Today was a hectic day of packing up belongings and placing everything into random boxes, where stress levels peaked and desperation for easier times was met with equal heighs. Now it is the end of the day, and I was just packing up my most important items, I realised that I have not looked at the photographs sitting on my DJI Mini 2 drone for a few months. It has sat idle, ignored, longing for the skies only to be met with the darkness of its bag it calls home.
I assume these were over spring, early spring to be more exact, when times weren't so fast-paced and I had the time and motivation to get out and still roam the random areas of the English countryside. This year, the sky has been full of a strong, very much visible haze that results in these really beautiful streaks of light that shoot across the sky as the sun begins to set. Though the haze is pretty evident throughout the day, particularly at night.
I suspect I roamed to a setting I have photographed before and remained curious, to fly the drone up high and see what was going on in the areas of construction. Empty, metallic, and far removed from its natural surroundings. It reminds me of the England I now know, where nature is lost, and homes and roads are welcomed. That no place truly feels isolated, and that it is now hard to truly feel within the depths of nature's grasp.

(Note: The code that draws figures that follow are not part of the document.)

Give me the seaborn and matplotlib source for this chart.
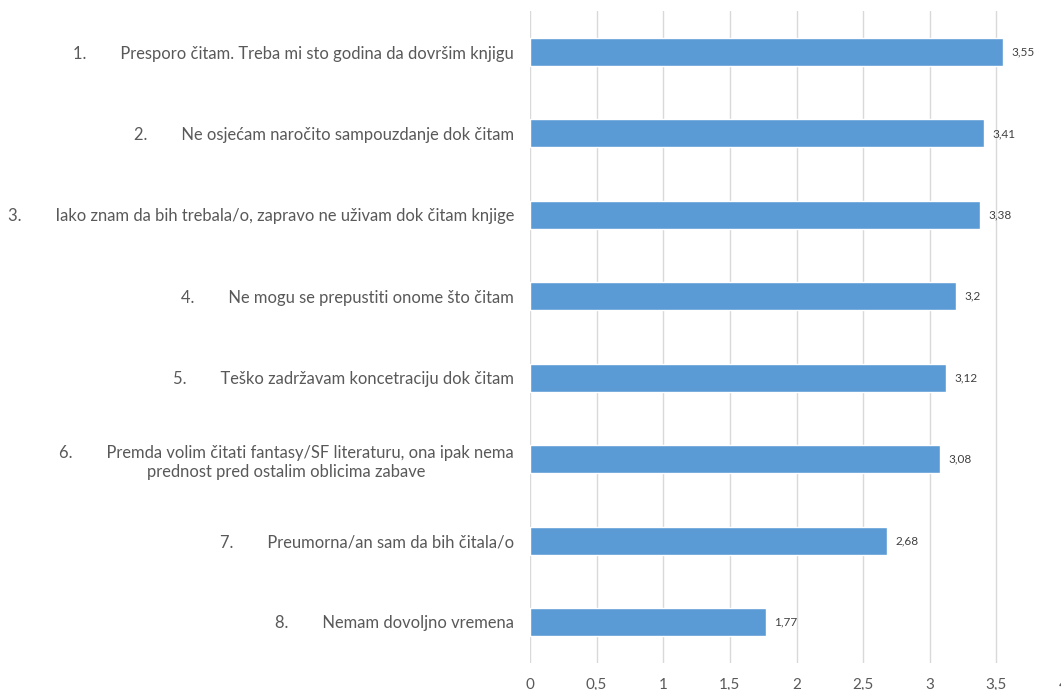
import pandas as pd
import matplotlib.pyplot as plt
import seaborn as sns

sns.set_theme(style="white")
plt.rcParams["font.family"] = ["Lato", "DejaVu Sans"]

numbers = ["1.", "2.", "3.", "4.", "5.", "6.", "7.", "8."]
statements = [
    "Presporo čitam. Treba mi sto godina da dovršim knjigu",
    "Ne osjećam naročito sampouzdanje dok čitam",
    "Iako znam da bih trebala/o, zapravo ne uživam dok čitam knjige",
    "Ne mogu se prepustiti onome što čitam",
    "Teško zadržavam koncetraciju dok čitam",
    "Premda volim čitati fantasy/SF literaturu, ona ipak nema\nprednost pred ostalim oblicima zabave",
    "Preumorna/an sam da bih čitala/o",
    "Nemam dovoljno vremena",
]
scores = [3.55, 3.41, 3.38, 3.2, 3.12, 3.08, 2.68, 1.77]
x_ticks = [0, 0.5, 1, 1.5, 2, 2.5, 3, 3.5, 4]

labels = [n + " " * 8 + s for n, s in zip(numbers, statements)]
df = pd.DataFrame({"label": labels, "score": scores})

fig = plt.figure(figsize=(10.61, 6.9), dpi=100)
ax = fig.add_axes([530 / 1061, 27.3 / 690, 533 / 1061, 651.4 / 690])
sns.barplot(data=df, x="score", y="label", color="#5B9BD5", width=0.345,
            orient="h", saturation=1, ax=ax)

ax.set_xlim(0, 4)
ax.set_ylim(7.5, -0.5)
ax.set_xticks(x_ticks)
ax.set_xticklabels([f"{t:g}".replace(".", ",") for t in x_ticks])
ax.xaxis.grid(True, color="#d9d9d9", linewidth=1)
ax.set_axisbelow(True)
for s in ax.spines.values():
    s.set_visible(False)
ax.tick_params(axis="y", length=0, pad=11.5, labelsize=11.9, labelcolor="#595959")
ax.tick_params(axis="x", length=0, pad=11, labelsize=11, labelcolor="#595959")
for t in ax.get_yticklabels():
    t.set_multialignment("center")
    t.set_linespacing(1.25)
ax.set_xlabel("")
ax.set_ylabel("")

for p, v in zip(ax.patches, scores):
    ax.annotate(f"{v:g}".replace(".", ","),
                (p.get_width(), p.get_y() + p.get_height() / 2),
                xytext=(6, 0), textcoords="offset points",
                ha="left", va="center", fontsize=8.5, color="#404040")

fig.savefig("out.png", dpi=100)
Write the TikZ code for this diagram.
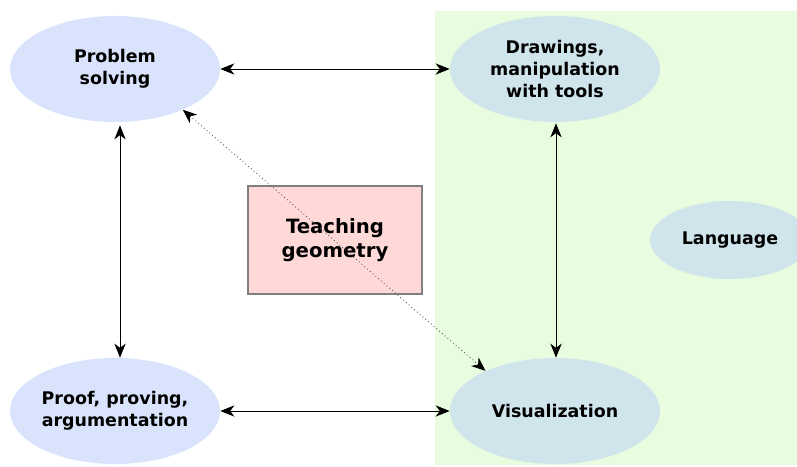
\documentclass[tikz,border=0pt]{standalone}
\usepackage{fontspec}
\setmainfont{DejaVu Sans}
\usepackage{tikz}
\usetikzlibrary{arrows.meta,shapes.geometric,positioning,calc}
\definecolor{leftblue}{HTML}{D9E4FC}
\definecolor{rightblue}{HTML}{D0E4EC}
\definecolor{areagreen}{HTML}{E8FCDF}
\definecolor{boxpink}{HTML}{FFD8D8}
\definecolor{boxgray}{HTML}{808080}
\tikzset{
  topic/.style={ellipse,inner sep=0pt,minimum width=5.25cm,minimum height=2.65cm,
    align=center,font=\fontsize{12.4}{15.6}\selectfont\bfseries},
  link/.style={line width=0.7pt,{Stealth[length=10pt,width=8pt,inset=3pt]}-{Stealth[length=10pt,width=8pt,inset=3pt]}},
}
\begin{document}
\begin{tikzpicture}[x=0.025cm,y=-0.025cm]
\useasboundingbox (0,0) rectangle (797,467);
\fill[areagreen] (435,11) rectangle (797,465);
\node[topic,fill=leftblue] (PS) at (115,69) {Problem\\solving};
\node[topic,fill=rightblue] (DR) at (555,69) {Drawings,\\manipulation\\with tools};
\node[topic,fill=leftblue] (PR) at (115,411) {Proof, proving,\\argumentation};
\node[topic,fill=rightblue] (VI) at (555,411) {Visualization};
\node[topic,fill=rightblue,minimum width=4cm,minimum height=1.95cm] (LA) at (730,240) {Language};
\node[draw=boxgray,line width=1.5pt,fill=boxpink,minimum width=4.33cm,minimum height=2.7cm,
  align=center,font=\fontsize{14}{17}\selectfont\bfseries] (TG) at (335,240) {Teaching\\geometry};
\draw[link] (PS) -- (DR);
\draw[link] (PR) -- (VI);
\draw[link] ($(PS.south)+(5,3)$) -- ($(PR.north)+(5,0)$);
\draw[link] ($(DR.south)+(1,1)$) -- ($(VI.north)+(1,0)$);
\draw[dotted,black!70,line width=0.6pt,{Stealth[length=10pt,width=8pt,inset=3pt,black]}-{Stealth[length=10pt,width=8pt,inset=3pt,black]}] (PS.-31) -- (VI.150);
\end{tikzpicture}
\end{document}
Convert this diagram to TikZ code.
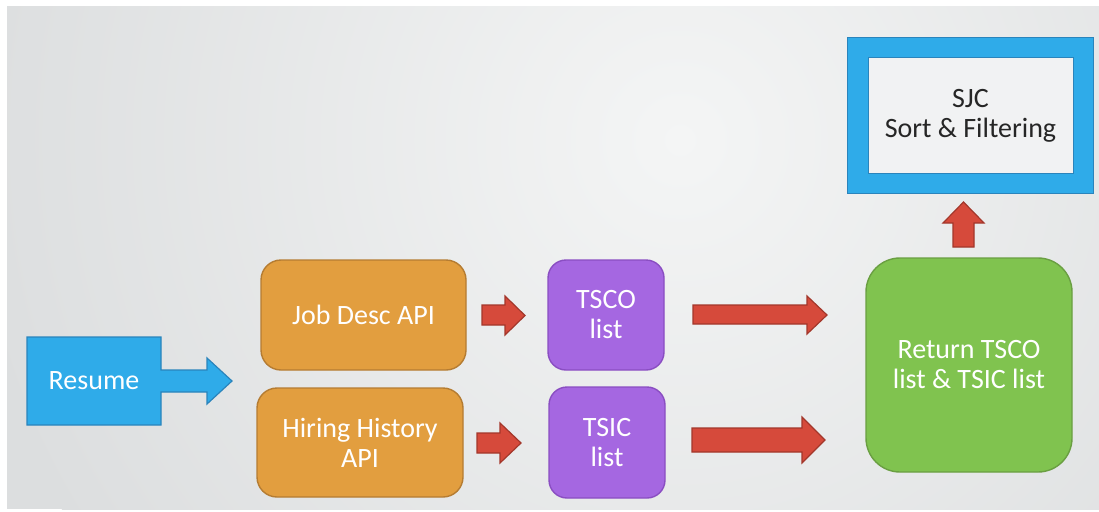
\documentclass[tikz,border=0pt]{standalone}
\usepackage{fontspec}
\setmainfont{Carlito}
\begin{document}
\begin{tikzpicture}[x=1pt,y=-1pt,
  every node/.style={font=\fontsize{28}{30}\selectfont, align=center, inner sep=0pt},
  orangebox/.style={draw=boxorangeD, fill=boxorange, line width=1.4pt, rounded corners=20pt, text=white},
  purplebox/.style={draw=boxpurpleD, fill=boxpurple, line width=1.4pt, rounded corners=18pt, text=white},
  greenbox/.style={draw=boxgreenD, fill=boxgreen, line width=1.4pt, rounded corners=34pt, text=white},
  redarrow/.style={draw=arrowredD, fill=arrowred, line width=1.2pt, line join=miter},
]
\definecolor{bgA}{HTML}{F4F5F5}
\definecolor{bgB}{HTML}{DCDEDF}
\definecolor{boxblue}{HTML}{2FABE9}
\definecolor{boxblueD}{HTML}{2A84BC}
\definecolor{boxorange}{HTML}{E29E3F}
\definecolor{boxorangeD}{HTML}{B57C32}
\definecolor{boxpurple}{HTML}{A567E1}
\definecolor{boxpurpleD}{HTML}{8A4EC2}
\definecolor{boxgreen}{HTML}{80C34F}
\definecolor{boxgreenD}{HTML}{6A9F42}
\definecolor{arrowred}{HTML}{D64A3B}
\definecolor{arrowredD}{HTML}{A3372B}
\definecolor{innerfill}{HTML}{F1F2F3}
\useasboundingbox (0,0) rectangle (1099,511);
\fill[white] (0,0) rectangle (1099,511);
\begin{scope}
\clip (7,7) rectangle (1099,509);
\fill[bgB] (7,7) rectangle (1099,509);
\shade[inner color=bgA, outer color=bgB] (680,140) circle (720);
\end{scope}

% SJC box
\node[draw=boxblueD, fill=boxblue, line width=1pt, minimum width=246pt, minimum height=155pt] (sjcout) at (970,115.5) {};
\node[draw=boxblueD, fill=innerfill, line width=1pt, minimum width=205pt, minimum height=115pt, text=black!85] (sjc) at (970.5,115.5) {SJC\\Sort \& Filtering};

% Resume
\draw[draw=boxblueD, fill=boxblue, line width=1.2pt] (27,337) -- (161,337) -- (161,370) -- (207,370) -- (207,358) -- (232,381) -- (207,404) -- (207,392) -- (161,392) -- (161,425) -- (27,425) -- cycle;
\node[text=white] (resume) at (94,381) {Resume};

% Orange boxes
\node[orangebox, minimum width=205pt, minimum height=110pt] (job) at (363.5,315) {Job Desc API};
\node[orangebox, minimum width=206pt, minimum height=109pt] (hire) at (360,442.5) {Hiring History\\API};

% Purple boxes
\node[purplebox, minimum width=116pt, minimum height=110pt] (tsco) at (606,315) {TSCO\\list};
\node[purplebox, minimum width=116pt, minimum height=111pt] (tsic) at (607,442.5) {TSIC\\list};

% Green box
\node[greenbox, minimum width=206pt, minimum height=214pt] (ret) at (969,365) {Return TSCO\\list \& TSIC list};

% Red arrows
\draw[redarrow] (482,305) -- (505,305) -- (505,296) -- (525,315.5) -- (505,335) -- (505,325) -- (482,325) -- cycle;
\draw[redarrow] (477,433) -- (500,433) -- (500,423) -- (521,443) -- (500,463) -- (500,453) -- (477,453) -- cycle;
\draw[redarrow] (693,305) -- (807,305) -- (807,296) -- (827,315) -- (807,334) -- (807,324) -- (693,324) -- cycle;
\draw[redarrow] (692,428) -- (802,428) -- (802,417) -- (825,440) -- (802,463) -- (802,452) -- (692,452) -- cycle;
\draw[redarrow] (953,247) -- (953,223) -- (943,223) -- (963.5,202) -- (984,223) -- (974,223) -- (974,247) -- cycle;
\end{tikzpicture}
\end{document}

As everything goes into boxes of which I have no idea when they will be opened again, memories of prior moments are tucked away behind the clouds of the present. Taking reign over all else. Ignoring your wants and ambitions. I have no idea of what is to come next, and I don't know if I will ever see these locations again. The orange glow of an English sunset as the temperature cools. The infrastructure and signs of growth despite strong economic stagnation. Perhaps these too are inevitable to become distant memories.